Richard Rayner is the author of "Drake's Fortune," "The Cloud Sketcher," "The Associates," and several other books. His writing appears in "The New Yorker," the "Los Angeles Times," and elsewhere. He lives in Los Angeles.
Praise for "A Bright and Guilty Place"
"In the early 1980s, just before Los Angeles put on its second
Olympic Games, British journalist Richard Rayner came here and fell
reluctantly, madly in love with this city.

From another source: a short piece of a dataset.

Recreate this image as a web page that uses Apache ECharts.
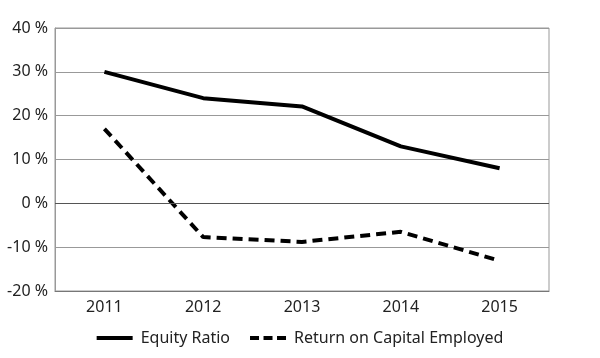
<!DOCTYPE html>
<html><head><meta charset="utf-8">
<script src="https://cdn.jsdelivr.net/npm/echarts@6/dist/echarts.min.js"></script>
<style>html,body{margin:0;padding:0;background:#fff}#c{width:600px;height:358px}</style>
</head><body><div id="c"></div>
<script>
var years = ['2011','2012','2013','2014','2015'];
var equityRatio = [30, 24, 22.1, 13, 8];
var roce = [17, -7.7, -8.8, -6.5, -13.1];
var seriesNames = ['Equity Ratio', 'Return on Capital Employed'];

var chart = echarts.init(document.getElementById('c'), null, {renderer:'canvas'});
var font = 'Noto Sans';
chart.setOption({
  animation:false,
  backgroundColor:'#fff',
  grid:{left:55, right:51, top:28, bottom:67, show:true, borderColor:'#999', borderWidth:1},
  legend:{
    bottom:7, left:'center', itemGap:20, itemWidth:36, itemHeight:14,
    textStyle:{fontFamily:font, fontSize:16, color:'#222', padding:[0,0,0,3]},
    data:[
      {name:seriesNames[0], icon:'path://M0,5 L36,5 L36,9 L0,9 Z', itemStyle:{color:'#000'}},
      {name:seriesNames[1], icon:'path://M0,5 L9,5 L9,9 L0,9 Z M13.5,5 L22.5,5 L22.5,9 L13.5,9 Z M27,5 L36,5 L36,9 L27,9 Z', itemStyle:{color:'#000'}}
    ]
  },
  xAxis:{
    type:'category', data:years, boundaryGap:true,
    axisLine:{show:true, onZero:false, lineStyle:{color:'#777', width:1}},
    axisTick:{show:false},
    axisLabel:{fontFamily:font, fontSize:16, color:'#222', margin:8}
  },
  yAxis:{
    type:'value', min:-20, max:40, interval:10,
    axisLine:{show:true, lineStyle:{color:'#999'}},
    axisTick:{show:false},
    splitLine:{lineStyle:{color:'#999', width:1}},
    axisLabel:{fontFamily:font, fontSize:16, color:'#222', margin:7, formatter:'{value} %'}
  },
  series:[
    {name:seriesNames[0], type:'line', data:equityRatio, symbol:'none', smooth:false,
     lineStyle:{color:'#000', width:4}, itemStyle:{color:'#000'},
     markLine:{silent:true, symbol:'none', label:{show:false}, lineStyle:{color:'#555', width:1, type:'solid'}, data:[{yAxis:0}]}},
    {name:seriesNames[1], type:'line', data:roce, symbol:'none',
     lineStyle:{color:'#000', width:4, type:[10,6]}, itemStyle:{color:'#000'}}
  ]
});
</script></body></html>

Los Angeles -- from
which I write -- offered him a blithe nuttiness: earthquakes, civil
unrest, mindless heat (Rayner once spied a hapless citizen trying
to take shelter from the sun in the shade of a telephone pole) and
especially, a panoply of truly grotesque and off-the-wall
crime.
In "A Bright and Guilty Place," Rayner uses crime as a key to the
secrets of this seductive metropolis, and the time frame he has
chosen seems unnervingly appropriate for today: He begins with the
last few euphoric years before the crash of 1929 and continues a
few more years, into the depths of the Depression, by which time
somber reality had knocked optimistic if corrupt L.A. off its shaky
emotional pins.
To love this book you have to love the wonderful novels of Raymond
Chandler or James Ellroy, where only the flimsiest veneer of
freshness and glamour covers a decaying, even disgusting reality.
If you can go along with that point of view, this social history
will be a bonanza for you, a boundless source of creepy joy.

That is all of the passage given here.